I think that's a motto that should be treated with care because we sometimes don't know whether something's worth doing till we try it and get very good at it. Then we may discover it wasn't worth doing.

I'm not calling on a relevance or importance czar or committee to rule which activities aren't worth doing.

Take your chances, blurt it out, and get out there. But just remember that a lot of things aren't worth doing well, and philosophy is a field in which, because of the insecurity of philosophers, if a professor or an esteemed colleague expresses admiration, respect, or even interest in something you do, this can have a disproportionate effect on you. Soon you're sucked doing that because you've been praised and patted on the head.
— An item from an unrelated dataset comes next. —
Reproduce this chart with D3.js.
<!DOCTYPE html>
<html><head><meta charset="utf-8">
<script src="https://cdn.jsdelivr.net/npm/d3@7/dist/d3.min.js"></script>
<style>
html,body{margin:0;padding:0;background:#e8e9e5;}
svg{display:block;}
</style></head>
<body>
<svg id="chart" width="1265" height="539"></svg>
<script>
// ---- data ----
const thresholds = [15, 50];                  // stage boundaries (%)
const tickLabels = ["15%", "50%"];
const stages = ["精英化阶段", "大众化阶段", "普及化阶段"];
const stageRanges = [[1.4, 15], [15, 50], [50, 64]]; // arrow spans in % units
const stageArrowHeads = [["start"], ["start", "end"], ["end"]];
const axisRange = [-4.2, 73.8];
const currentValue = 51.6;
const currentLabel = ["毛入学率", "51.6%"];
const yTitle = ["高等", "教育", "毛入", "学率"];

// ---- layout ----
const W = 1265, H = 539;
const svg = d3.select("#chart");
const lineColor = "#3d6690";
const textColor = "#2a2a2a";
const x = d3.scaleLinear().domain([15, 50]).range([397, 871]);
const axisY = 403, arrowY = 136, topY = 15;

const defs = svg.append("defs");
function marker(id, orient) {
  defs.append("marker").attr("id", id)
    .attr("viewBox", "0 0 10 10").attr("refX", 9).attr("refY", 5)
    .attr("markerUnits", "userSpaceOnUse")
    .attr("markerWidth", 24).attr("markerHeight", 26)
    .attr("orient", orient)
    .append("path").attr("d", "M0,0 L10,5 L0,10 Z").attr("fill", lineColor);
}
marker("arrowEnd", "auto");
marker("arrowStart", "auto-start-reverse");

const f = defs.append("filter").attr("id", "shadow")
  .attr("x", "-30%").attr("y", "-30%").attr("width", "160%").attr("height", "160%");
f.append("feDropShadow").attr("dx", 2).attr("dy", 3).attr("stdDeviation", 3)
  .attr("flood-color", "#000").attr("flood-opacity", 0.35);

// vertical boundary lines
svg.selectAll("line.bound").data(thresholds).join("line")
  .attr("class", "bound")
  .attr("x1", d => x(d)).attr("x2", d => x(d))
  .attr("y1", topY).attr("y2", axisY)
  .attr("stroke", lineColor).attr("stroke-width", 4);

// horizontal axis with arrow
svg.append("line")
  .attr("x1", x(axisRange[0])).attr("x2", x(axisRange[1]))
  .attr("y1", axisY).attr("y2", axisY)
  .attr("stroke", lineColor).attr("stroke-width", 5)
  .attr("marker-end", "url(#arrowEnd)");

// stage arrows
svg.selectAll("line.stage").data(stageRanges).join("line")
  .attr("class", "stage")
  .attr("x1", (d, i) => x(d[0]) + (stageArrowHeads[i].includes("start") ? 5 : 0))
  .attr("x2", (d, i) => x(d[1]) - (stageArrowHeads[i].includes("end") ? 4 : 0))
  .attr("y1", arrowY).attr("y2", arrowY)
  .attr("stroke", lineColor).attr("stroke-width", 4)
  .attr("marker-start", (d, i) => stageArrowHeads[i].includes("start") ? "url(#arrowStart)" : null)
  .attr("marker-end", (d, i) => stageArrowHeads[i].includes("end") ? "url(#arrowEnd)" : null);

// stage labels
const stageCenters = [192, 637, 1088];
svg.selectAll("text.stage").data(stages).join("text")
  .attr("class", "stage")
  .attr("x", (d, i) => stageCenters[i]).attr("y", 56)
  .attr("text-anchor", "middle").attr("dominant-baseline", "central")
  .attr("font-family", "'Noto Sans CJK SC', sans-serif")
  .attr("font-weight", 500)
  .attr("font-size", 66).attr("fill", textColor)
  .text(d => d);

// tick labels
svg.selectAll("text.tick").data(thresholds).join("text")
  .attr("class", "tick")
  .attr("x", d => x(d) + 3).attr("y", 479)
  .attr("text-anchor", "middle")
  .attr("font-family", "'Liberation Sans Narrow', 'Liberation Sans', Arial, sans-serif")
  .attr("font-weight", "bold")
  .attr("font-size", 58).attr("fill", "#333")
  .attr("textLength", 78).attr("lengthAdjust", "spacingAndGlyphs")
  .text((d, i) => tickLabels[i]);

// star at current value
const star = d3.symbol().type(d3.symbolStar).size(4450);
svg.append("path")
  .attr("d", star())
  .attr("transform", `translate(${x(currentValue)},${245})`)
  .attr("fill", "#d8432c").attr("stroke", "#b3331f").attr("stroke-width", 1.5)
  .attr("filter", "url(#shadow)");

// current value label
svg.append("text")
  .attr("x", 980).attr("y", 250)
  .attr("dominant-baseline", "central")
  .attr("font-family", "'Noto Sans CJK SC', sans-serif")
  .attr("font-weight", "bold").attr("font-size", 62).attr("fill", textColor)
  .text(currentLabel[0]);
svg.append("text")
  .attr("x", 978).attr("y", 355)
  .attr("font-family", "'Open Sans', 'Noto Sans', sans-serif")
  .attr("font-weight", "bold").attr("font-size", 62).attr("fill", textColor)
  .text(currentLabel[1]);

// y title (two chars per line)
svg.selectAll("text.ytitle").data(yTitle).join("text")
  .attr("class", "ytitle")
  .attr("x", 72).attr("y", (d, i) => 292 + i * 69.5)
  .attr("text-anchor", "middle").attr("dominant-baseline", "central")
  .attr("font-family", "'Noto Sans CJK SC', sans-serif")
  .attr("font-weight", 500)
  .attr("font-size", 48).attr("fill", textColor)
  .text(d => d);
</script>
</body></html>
You've got to worry about that because maybe you and your little coterie of nitpickers are wasting your time on an artifactual puzzle. That's just one of my warnings to young philosophers, try not to get sucked into make-work.

WV: When I was perhaps 12 and playing chess, I remember how we often would change the rules of the game. But I think ultimately we decided that none of those alternatives were really that interesting, perhaps compared to the main game.

DD: Did you ever play Ultima?

WV: I don't think so.

DD: I can't remember all the rules, but I remember that they changed the powers of the pieces. Like there was the dread immobilizer, which if it got next to an opponent's piece, it immobilized; those pieces couldn't move.

They had a number of different rules like that. It was mildly fun, but very hard to cleanse your mind of the traditional roles. Of course, that was a sort of bizarre exercise of imagination. Well, it was semi-fun for a few days.

WV: Now I guess some variations of chess are played more or less competitively. It's like tandem chess. You have a team partner, and whatever piece your team partner takes from the opponent, you can place it onto your board as your own piece. I liked that a lot. Bobby Fischer's variants of chess, of course, might be seen as a good variant, where the initial positions of all the figures behind the pawns are more or less randomized.

DD: I thought that was a very interesting idea. Because it sort of turned the game into much less a game of learning lots of openings, and you rely more on general chess principles than on book learning.

WV: That's right, Bobby Fischer hated it when he had opponents that would just study the moves until perhaps 30 turns later, whereas he was more of an instinctual player.